## Begin

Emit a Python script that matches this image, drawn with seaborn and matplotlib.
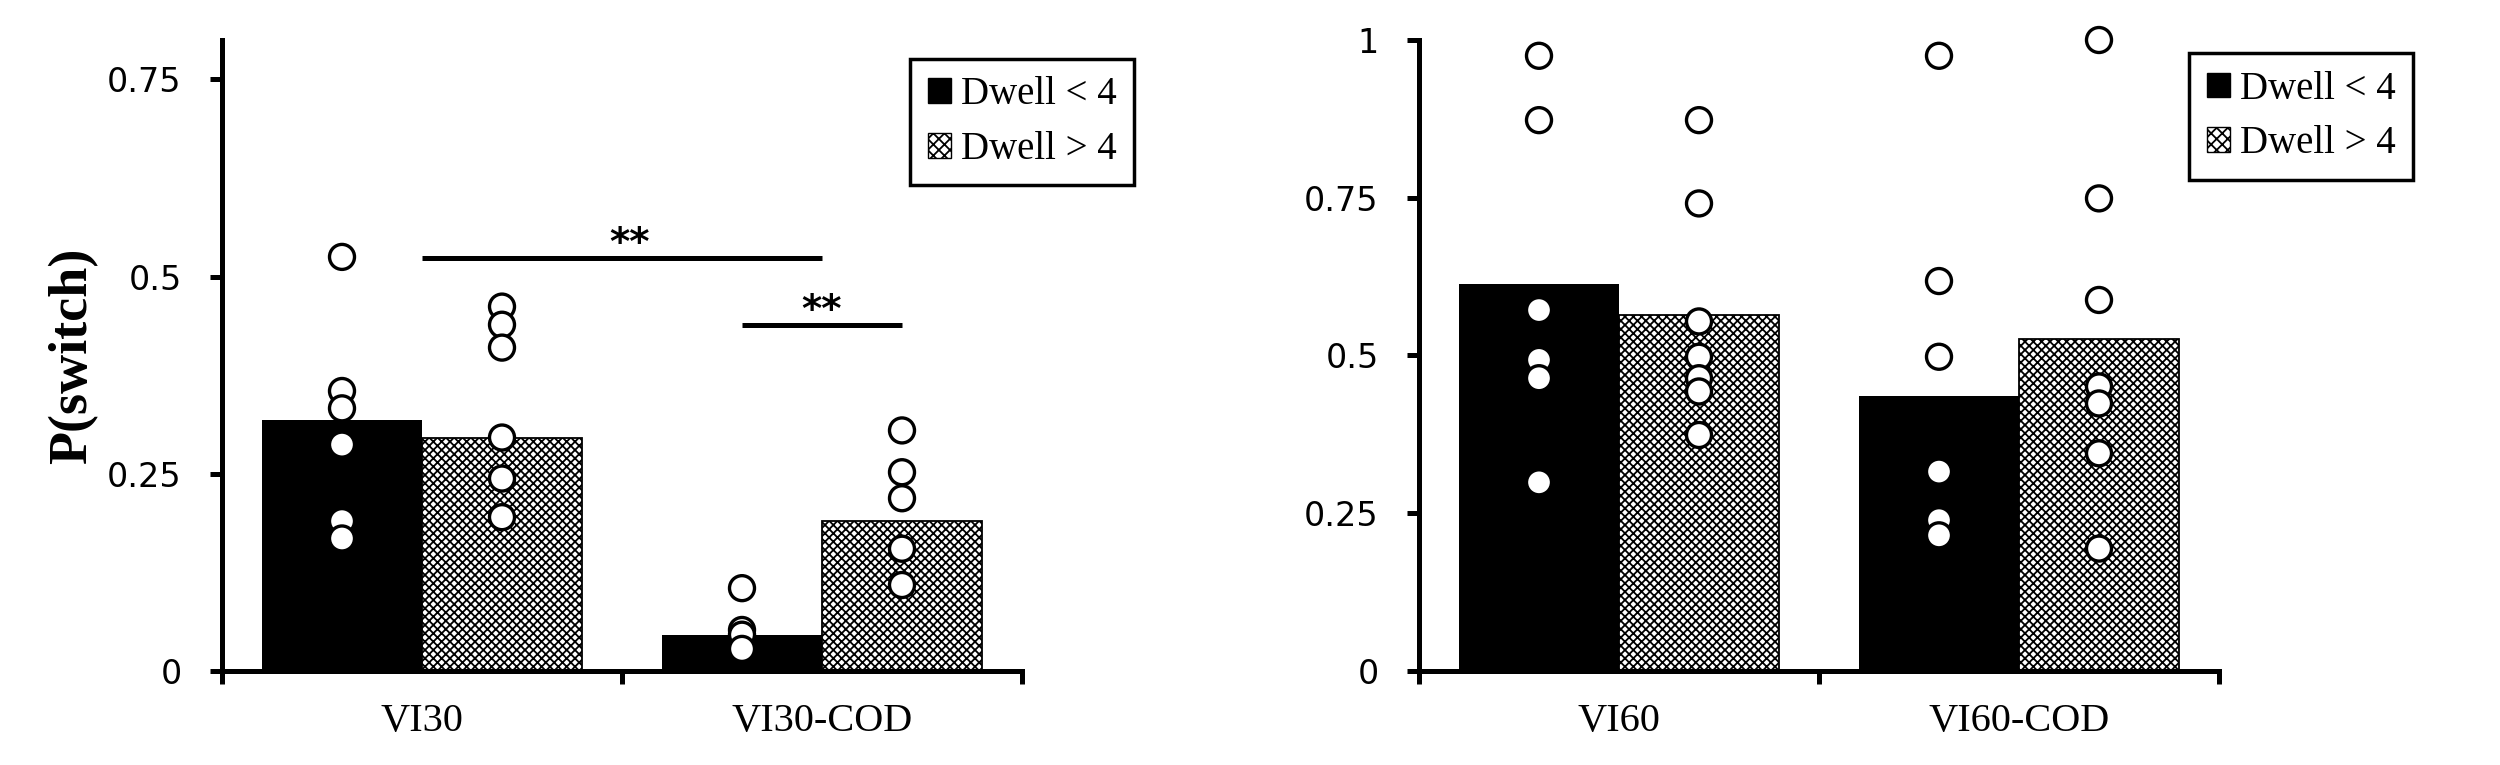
import matplotlib
matplotlib.use('Agg')
import matplotlib.pyplot as plt
from matplotlib.patches import Patch
import pandas as pd
import seaborn as sns

# data
dwell = ['Dwell < 4', 'Dwell > 4']

conds_30 = ['VI30', 'VI30-COD']
bar_30_short = [0.318, 0.046]
bar_30_long = [0.296, 0.190]
dots_30_short = [[0.525, 0.355, 0.333, 0.287, 0.190, 0.168],
                 [0.105, 0.052, 0.046, 0.028]]
dots_30_long = [[0.462, 0.439, 0.410, 0.296, 0.244, 0.195],
                [0.305, 0.252, 0.219, 0.155, 0.109]]

conds_60 = ['VI60', 'VI60-COD']
bar_60_short = [0.614, 0.436]
bar_60_long = [0.564, 0.526]
dots_60_short = [[0.975, 0.873, 0.572, 0.493, 0.464, 0.299],
                 [0.975, 0.618, 0.498, 0.316, 0.239, 0.215]]
dots_60_long = [[0.873, 0.741, 0.554, 0.498, 0.464, 0.443, 0.374],
                [1.0, 0.749, 0.588, 0.451, 0.424, 0.345, 0.194]]

yticks_30 = [0, 0.25, 0.5, 0.75]
yticks_60 = [0, 0.25, 0.5, 0.75, 1]
ytick_labels_30 = ['0', '0.25', '0.5', '0.75']
ytick_labels_60 = ['0', '0.25', '0.5', '0.75', '1']

sns.set_style('ticks')
plt.rcParams['font.family'] = ['DejaVu Sans']
plt.rcParams['hatch.linewidth'] = 1.3
for key in ['axes.edgecolor', 'xtick.color', 'ytick.color', 'text.color', 'axes.labelcolor']:
    plt.rcParams[key] = 'black'
PATTERN = 'xxxx'
SERIF = 'Liberation Serif'
LW = 3.6


def draw_panel(ax, conds, bar_s, bar_l, dots_s, dots_l, ymax, yticks, ylabels, legend_anchor):
    bar_df = pd.DataFrame({'cond': conds + conds,
                           'dwell': [dwell[0]] * 2 + [dwell[1]] * 2,
                           'p': bar_s + bar_l})
    sns.barplot(data=bar_df, x='cond', y='p', hue='dwell', order=conds, hue_order=dwell,
                palette=['black', 'white'], saturation=1, errorbar=None, width=0.8,
                linewidth=0, legend=False, ax=ax)
    for bar in ax.containers[1]:
        bar.set_facecolor('white')
        bar.set_edgecolor('black')
        bar.set_linewidth(1.3)
        bar.set_hatch(PATTERN)

    rows = []
    for c, vals in zip(conds, dots_s):
        rows += [(c, dwell[0], v) for v in vals]
    for c, vals in zip(conds, dots_l):
        rows += [(c, dwell[1], v) for v in vals]
    dot_df = pd.DataFrame(rows, columns=['cond', 'dwell', 'p'])
    sns.stripplot(data=dot_df, x='cond', y='p', hue='dwell', order=conds, hue_order=dwell,
                  palette=['white', 'white'], dodge=True, jitter=False, size=18,
                  edgecolor='black', linewidth=2.4, legend=False, ax=ax)
    for coll in ax.collections:
        coll.set_clip_on(False)
        coll.set_zorder(3)

    ax.set_xlim(-0.5, 1.5)
    ax.set_ylim(0, ymax)
    ax.set_xlabel('')
    ax.set_ylabel('')
    ax.set_yticks(yticks, ylabels, fontsize=24)
    ax.set_xticks([0, 1], conds, fontsize=29, family=SERIF)
    ax.set_xticks([-0.5, 0.5, 1.5], minor=True)
    ax.tick_params(axis='x', which='major', length=0, pad=23)
    ax.tick_params(axis='x', which='minor', length=9, width=LW, direction='out')
    ax.tick_params(axis='y', length=9, width=LW, direction='out', pad=20)
    for side in ['top', 'right']:
        ax.spines[side].set_visible(False)
    for side in ['left', 'bottom']:
        ax.spines[side].set_linewidth(LW)

    handles = [Patch(facecolor='black', edgecolor='black'),
               Patch(facecolor='white', edgecolor='black', hatch='xxx', linewidth=1)]
    leg = ax.legend(handles, dwell, loc='upper left', bbox_to_anchor=legend_anchor,
                    borderaxespad=0, fancybox=False, framealpha=1, edgecolor='black',
                    handlelength=0.6, handleheight=0.6, handletextpad=0.25,
                    labelspacing=0.45, borderpad=0.45, prop={'family': SERIF, 'size': 28})
    leg.get_frame().set_linewidth(2.5)
    leg.set_zorder(5)


fig = plt.figure(figsize=(25, 7.65), dpi=100)
ax1 = fig.add_axes([0.0888, 0.1229, 0.32, 0.8248])
ax2 = fig.add_axes([0.5676, 0.1229, 0.32, 0.8248])

draw_panel(ax1, conds_30, bar_30_short, bar_30_long, dots_30_short, dots_30_long,
           0.8, yticks_30, ytick_labels_30, (0.86, 0.97))
draw_panel(ax2, conds_60, bar_60_short, bar_60_long, dots_60_short, dots_60_long,
           1.0, yticks_60, ytick_labels_60, (0.9625, 0.979))

ax1.set_ylabel('P(switch)', family=SERIF, fontsize=39, fontweight='bold')
ax1.yaxis.set_label_coords(-0.155, 0.5)

# significance markers
for x0, x1, y, xt in [(0, 1, 0.523, 0.52), (0.8, 1.2, 0.439, 1.0)]:
    ax1.plot([x0, x1], [y, y], color='black', lw=LW, solid_capstyle='butt', clip_on=False)
    ax1.text(xt, y + 0.004, '**', ha='center', va='baseline', fontsize=28, fontweight='bold')

fig.savefig('out.png', dpi=100)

## End

▸ **DIRECTIONS FOR THIS TASK**
Transcribe exactly, with no pictures, the lines running from the first line of the material through the line holding "ytick_labels_60 = ['0', '0.25', '0.5', '0.75', '1']".

▸ **ANSWER FOR THE TASK**
Emit a Python script that matches this image, drawn with seaborn and matplotlib.
import matplotlib
matplotlib.use('Agg')
import matplotlib.pyplot as plt
from matplotlib.patches import Patch
import pandas as pd
import seaborn as sns

# data
dwell = ['Dwell < 4', 'Dwell > 4']

conds_30 = ['VI30', 'VI30-COD']
bar_30_short = [0.318, 0.046]
bar_30_long = [0.296, 0.190]
dots_30_short = [[0.525, 0.355, 0.333, 0.287, 0.190, 0.168],
                 [0.105, 0.052, 0.046, 0.028]]
dots_30_long = [[0.462, 0.439, 0.410, 0.296, 0.244, 0.195],
                [0.305, 0.252, 0.219, 0.155, 0.109]]

conds_60 = ['VI60', 'VI60-COD']
bar_60_short = [0.614, 0.436]
bar_60_long = [0.564, 0.526]
dots_60_short = [[0.975, 0.873, 0.572, 0.493, 0.464, 0.299],
                 [0.975, 0.618, 0.498, 0.316, 0.239, 0.215]]
dots_60_long = [[0.873, 0.741, 0.554, 0.498, 0.464, 0.443, 0.374],
                [1.0, 0.749, 0.588, 0.451, 0.424, 0.345, 0.194]]

yticks_30 = [0, 0.25, 0.5, 0.75]
yticks_60 = [0, 0.25, 0.5, 0.75, 1]
ytick_labels_30 = ['0', '0.25', '0.5', '0.75']
ytick_labels_60 = ['0', '0.25', '0.5', '0.75', '1']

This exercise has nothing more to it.